[START]
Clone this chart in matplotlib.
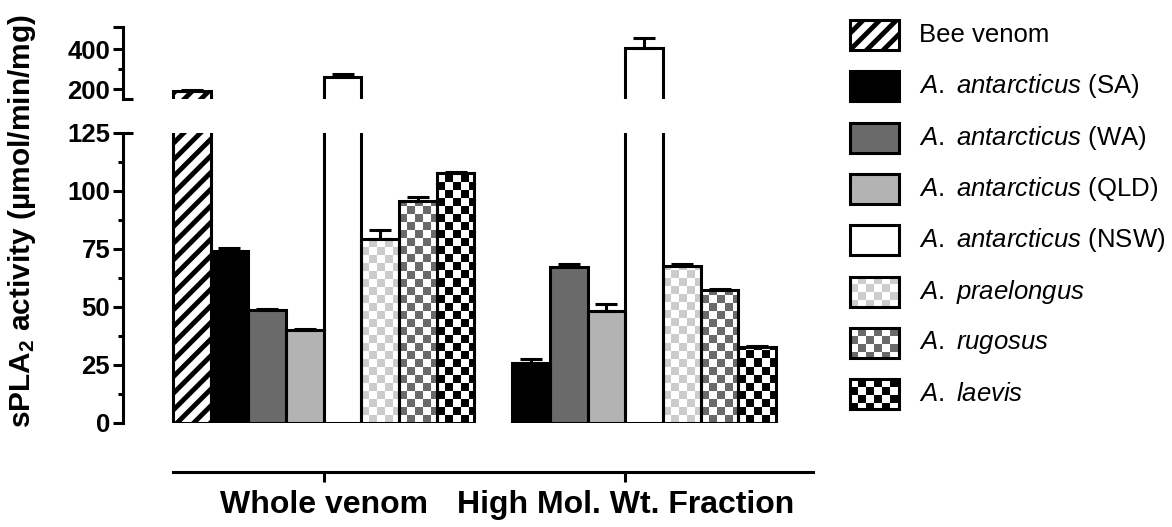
import numpy as np
import matplotlib.pyplot as plt
from matplotlib.patches import Rectangle
from matplotlib.colors import to_rgba

plt.rcParams['font.family'] = 'Liberation Sans'
plt.rcParams['mathtext.fontset'] = 'custom'
plt.rcParams['mathtext.it'] = 'Liberation Sans:italic'
plt.rcParams['mathtext.bf'] = 'Liberation Sans:bold'
plt.rcParams['mathtext.rm'] = 'Liberation Sans'
plt.rcParams['hatch.linewidth'] = 3.5

groups = ['Whole venom', 'High Mol. Wt. Fraction']
labels = ['Bee venom',
          r'$\mathit{A.}$ $\mathit{antarcticus}$ (SA)',
          r'$\mathit{A.}$ $\mathit{antarcticus}$ (WA)',
          r'$\mathit{A.}$ $\mathit{antarcticus}$ (QLD)',
          r'$\mathit{A.}$ $\mathit{antarcticus}$ (NSW)',
          r'$\mathit{A.}$ $\mathit{praelongus}$',
          r'$\mathit{A.}$ $\mathit{rugosus}$',
          r'$\mathit{A.}$ $\mathit{laevis}$']
whole = [190, 74.3, 48.7, 40.2, 260, 79.3, 95.8, 107.8]
whole_err = [5, 1.0, 0.6, 0.2, 15, 4.0, 1.4, 0.5]
hmw = [np.nan, 25.9, 67.4, 48.3, 405, 67.7, 57.3, 32.9]
hmw_err = [np.nan, 1.6, 1.0, 3.0, 50, 1.0, 0.3, 0.3]

fills = ['white', 'black', '#6a6a6a', '#b3b3b3', 'white', 'white', 'white', 'white']
checks = [None, None, None, None, None, '#cccccc', '#6a6a6a', 'black']
hatches = ['//', None, None, None, None, None, None, None]

W, H = 1172, 527
BW = 0.125
XLIM = (-0.6656, 1.6225)
LW = 2.2

fig = plt.figure(figsize=(W / 100, H / 100), dpi=100)


def px_axes(left, top, right, bottom):
    a = fig.add_axes([left / W, 1 - bottom / H, (right - left) / W, (bottom - top) / H])
    a.patch.set_visible(False)
    return a


def checker(ax, bar, color, cell=8):
    # checkerboard fill, clipped to the bar and to the visible y range
    x0, y0 = bar.get_x(), bar.get_y()
    w, h = bar.get_width(), bar.get_height()
    lo, hi = sorted(ax.get_ylim())
    y1 = min(y0 + h, hi)
    y0 = max(y0, lo)
    if y1 <= y0:
        return
    (px0, py0), (px1, py1) = ax.transData.transform([(x0, y0), (x0 + w, y1)])
    pw, ph = abs(px1 - px0), abs(py1 - py0)
    nx, ny = int(np.ceil(pw / cell)), int(np.ceil(ph / cell))
    dx, dy = w * cell / pw, (y1 - y0) * cell / ph
    grid = np.add.outer(np.arange(ny), np.arange(nx)) % 2
    img = np.where(grid[..., None] == 1, to_rgba(color), to_rgba('white'))
    im = ax.imshow(img, extent=(x0, x0 + nx * dx, y0, y0 + ny * dy), origin='lower',
                   interpolation='nearest', aspect='auto', zorder=bar.get_zorder() + 0.1)
    im.set_clip_path(bar)


def bold_ticks(ax):
    for t in ax.get_xticklabels() + ax.get_yticklabels():
        t.set_fontweight('bold')


def draw_bars(ax, ylim):
    ax.set_xlim(XLIM)
    ax.set_ylim(ylim)
    for i in range(len(labels)):
        xs = np.arange(2) + (i - 3.5) * BW
        vals = np.array([whole[i], hmw[i]])
        errs = np.array([whole_err[i], hmw_err[i]])
        ok = ~np.isnan(vals)
        fill = ax.bar(xs[ok], vals[ok], BW, color=fills[i], hatch=hatches[i],
                      edgecolor='black', linewidth=0, zorder=2)
        if checks[i]:
            for b in fill:
                checker(ax, b, checks[i])
        ax.bar(xs[ok], vals[ok], BW, facecolor='none', edgecolor='black',
               linewidth=LW, zorder=3)
        ax.errorbar(xs[ok], vals[ok], yerr=[np.zeros(ok.sum()), errs[ok]], fmt='none',
                    ecolor='black', elinewidth=LW, capsize=8, capthick=LW, zorder=4)
    ax.set_xlim(XLIM)
    ax.set_ylim(ylim)
    for s in ['top', 'right', 'bottom']:
        ax.spines[s].set_visible(False)
    ax.spines['left'].set_linewidth(LW)
    ax.set_xticks([])
    ax.tick_params(axis='y', which='major', length=7.2, width=LW, labelsize=18.5, pad=2)
    ax.tick_params(axis='y', which='minor', length=3.6, width=LW)


ax_hi = px_axes(123, 26.7, 813, 99.3)
ax_lo = px_axes(123, 133, 813, 423)
ax_x = px_axes(123, 462, 813, 472)

draw_bars(ax_lo, (0, 125))
ax_lo.set_yticks(np.arange(0, 126, 25))
ax_lo.set_yticks(np.arange(12.5, 125, 25), minor=True)
ax_lo.spines['left'].set_bounds(0, 125)
ax_lo.plot([0, 0.0145], [125, 125], transform=ax_lo.get_yaxis_transform(),
           color='black', lw=LW, clip_on=False, solid_capstyle='butt')
bold_ticks(ax_lo)

draw_bars(ax_hi, (150, 513))
ax_hi.set_yticks([200, 400])
ax_hi.set_yticks([300], minor=True)
ax_hi.plot([0, 0.0145], [150, 150], transform=ax_hi.get_yaxis_transform(),
           color='black', lw=LW, clip_on=False, solid_capstyle='butt')
ax_hi.plot([-0.0145, 0], [513, 513], transform=ax_hi.get_yaxis_transform(),
           color='black', lw=LW, clip_on=False, solid_capstyle='butt')
bold_ticks(ax_hi)

ax_x.set_xlim(XLIM)
for s in ['top', 'right', 'left']:
    ax_x.spines[s].set_visible(False)
ax_x.spines['bottom'].set_linewidth(LW)
ax_x.spines['bottom'].set_bounds(-0.5, XLIM[1])
ax_x.set_yticks([])
ax_x.set_xticks([0, 1], groups)
ax_x.tick_params(axis='x', length=7.2, width=LW, labelsize=23, pad=6)
bold_ticks(ax_x)

fig.text(22 / W, 1 - 221 / H, r'sPLA$_\mathbf{2}$ activity (µmol/min/mg)', rotation=90,
         ha='center', va='center', fontsize=21.5, fontweight='bold')

# legend drawn by hand so the checker fills show in the boxes
leg = fig.add_axes([0, 0, 1, 1])
leg.patch.set_visible(False)
leg.axis('off')
leg.set_xlim(0, W)
leg.set_ylim(H, 0)
for i, lab in enumerate(labels):
    y = 35 + i * 51.3
    box = Rectangle((850, y - 15), 49, 30, facecolor=fills[i], hatch=hatches[i],
                    edgecolor='black', linewidth=0, zorder=2)
    leg.add_patch(box)
    if checks[i]:
        checker(leg, box, checks[i])
    leg.add_patch(Rectangle((850, y - 15), 49, 30, facecolor='none', edgecolor='black',
                            linewidth=LW, zorder=3))
    leg.text(919, y, lab, fontsize=18.5, va='center', ha='left')
leg.set_xlim(0, W)
leg.set_ylim(H, 0)

fig.savefig('out.png', dpi=100)
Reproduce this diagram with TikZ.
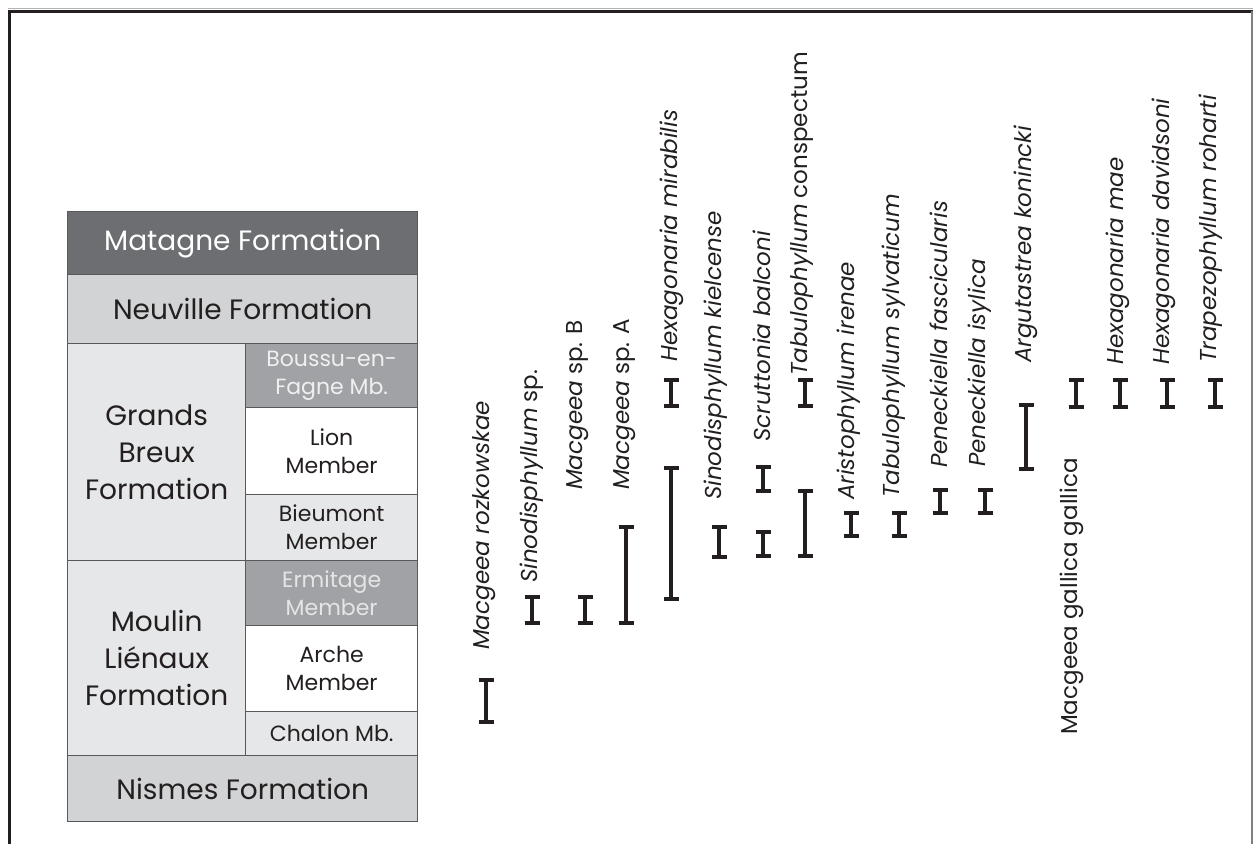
\documentclass[tikz,border=0pt]{standalone}
\usepackage{fontspec}
\setmainfont{Poppins}
\definecolor{darkcell}{HTML}{6D6E71}
\definecolor{midcell}{HTML}{A0A2A5}
\definecolor{lightcell}{HTML}{D1D3D4}
\definecolor{palecell}{HTML}{E6E7E8}
\definecolor{cellline}{HTML}{58595B}
\definecolor{ink}{HTML}{231F20}
\newcommand{\rangebar}[3]{\draw[rbar] (#1-7.5,#2) -- (#1+7.5,#2) (#1,#2) -- (#1,#3) (#1-7.5,#3) -- (#1+7.5,#3);}
\begin{document}
\begin{tikzpicture}[x=1pt,y=-1pt,
  cell/.style={draw=cellline, line width=1.4pt, anchor=north west, inner sep=0pt, align=center, text=ink},
  fmt/.style={font=\fontsize{28}{37}\selectfont},
  mbr/.style={font=\fontsize{22}{28}\selectfont},
  sp/.style={rotate=90, anchor=west, inner sep=0pt, text=ink, font=\fontsize{23}{26}\selectfont},
  rbar/.style={draw=ink, line width=3.4pt}]
\useasboundingbox (0,0) rectangle (1253,844);
% frame
\draw[gray!60, line width=0.8pt] (8,8.5) -- (1253,8.5);
\draw[ink, line width=3pt] (9.5,844) -- (9.5,11.5) -- (1253,11.5);
\draw[gray, line width=1.2pt] (1252,11) -- (1252,844);
% stratigraphic column
\node[cell, fmt, fill=darkcell, text=white, minimum width=350pt, minimum height=63pt] (matagne) at (67,211) {Matagne Formation};
\node[cell, fmt, fill=lightcell, minimum width=350pt, minimum height=69pt] (neuville) at (67,274) {Neuville Formation};
\node[cell, fmt, fill=palecell, minimum width=178pt, minimum height=217pt] (grands) at (67,343) {Grands\\Breux\\Formation};
\node[cell, mbr, fill=midcell, text=white!94!black, minimum width=172pt, minimum height=64pt] (boussu) at (245,343) {Boussu-en-\\Fagne Mb.};
\node[cell, mbr, fill=white, minimum width=172pt, minimum height=87pt] (lion) at (245,407) {Lion\\Member};
\node[cell, mbr, fill=palecell, minimum width=172pt, minimum height=66pt] (bieumont) at (245,494) {Bieumont\\Member};
\node[cell, fmt, fill=palecell, minimum width=178pt, minimum height=195pt] (moulin) at (67,560) {Moulin\\Liénaux\\Formation};
\node[cell, mbr, fill=midcell, text=white!90!black, minimum width=172pt, minimum height=65pt] (ermitage) at (245,560) {Ermitage\\Member};
\node[cell, mbr, fill=white, minimum width=172pt, minimum height=86pt] (arche) at (245,625) {Arche\\Member};
\node[cell, mbr, fill=palecell, minimum width=172pt, minimum height=44pt] (chalon) at (245,711) {Chalon Mb.};
\node[cell, fmt, fill=lightcell, minimum width=350pt, minimum height=66pt] (nismes) at (67,755) {Nismes Formation};
% species labels
\node[sp] (s1) at (484,650) {\textit{Macgeea rozkowskae}};
\node[sp] (s2) at (532,583) {\textit{Sinodisphyllum} sp.};
\node[sp] (s3) at (578,490) {\textit{Macgeea} sp. B};
\node[sp] (s4) at (625,490) {\textit{Macgeea} sp. A};
\node[sp] (s5) at (672,362) {\textit{Hexagonaria mirabilis}};
\node[sp] (s6) at (716,500) {\textit{Sinodisphyllum kielcense}};
\node[sp] (s7) at (762,442) {\textit{Scruttonia balconi}};
\node[sp] (s8) at (802,376) {\textit{Tabulophyllum} conspectum};
\node[sp] (s9) at (849,500) {\textit{Aristophyllum irenae}};
\node[sp] (s10) at (894,498) {\textit{Tabulophyllum sylvaticum}};
\node[sp] (s11) at (939,468) {\textit{Peneckiella fascicularis}};
\node[sp] (s12) at (980,467) {\textit{Peneckiella isylica}};
\node[sp] (s13) at (1026,363) {\textit{Argutastrea konincki}};
\node[sp] (s14) at (1072,735) {Macgeea gallica gallica};
\node[sp] (s15) at (1118,365) {\textit{Hexagonaria mae}};
\node[sp] (s16) at (1164,365) {\textit{Hexagonaria davidsoni}};
\node[sp] (s17) at (1211,363) {\textit{Trapezophyllum roharti}};
% range bars
\rangebar{486}{680}{722}
\rangebar{532}{597}{623}
\rangebar{585}{597}{623}
\rangebar{626}{527}{623}
\rangebar{671}{380}{406}
\rangebar{671}{468}{599}
\rangebar{719}{527}{557}
\rangebar{763}{467}{491}
\rangebar{763}{532}{556}
\rangebar{805}{380}{406}
\rangebar{805}{491}{556}
\rangebar{851}{513}{536}
\rangebar{899}{513}{536}
\rangebar{940}{490}{513}
\rangebar{985}{490}{513}
\rangebar{1026}{405}{469}
\rangebar{1076}{380}{407}
\rangebar{1120}{380}{407}
\rangebar{1167}{380}{407}
\rangebar{1215}{380}{407}
\end{tikzpicture}
\end{document}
[END]
> **Written instruction**: Omit the pictures, then repeat exactly each line from the beginning of the listing through the line with "plt.rcParams['hatch.linewidth'] = 3.5".

> **Answer below**:
Clone this chart in matplotlib.
import numpy as np
import matplotlib.pyplot as plt
from matplotlib.patches import Rectangle
from matplotlib.colors import to_rgba

plt.rcParams['font.family'] = 'Liberation Sans'
plt.rcParams['mathtext.fontset'] = 'custom'
plt.rcParams['mathtext.it'] = 'Liberation Sans:italic'
plt.rcParams['mathtext.bf'] = 'Liberation Sans:bold'
plt.rcParams['mathtext.rm'] = 'Liberation Sans'
plt.rcParams['hatch.linewidth'] = 3.5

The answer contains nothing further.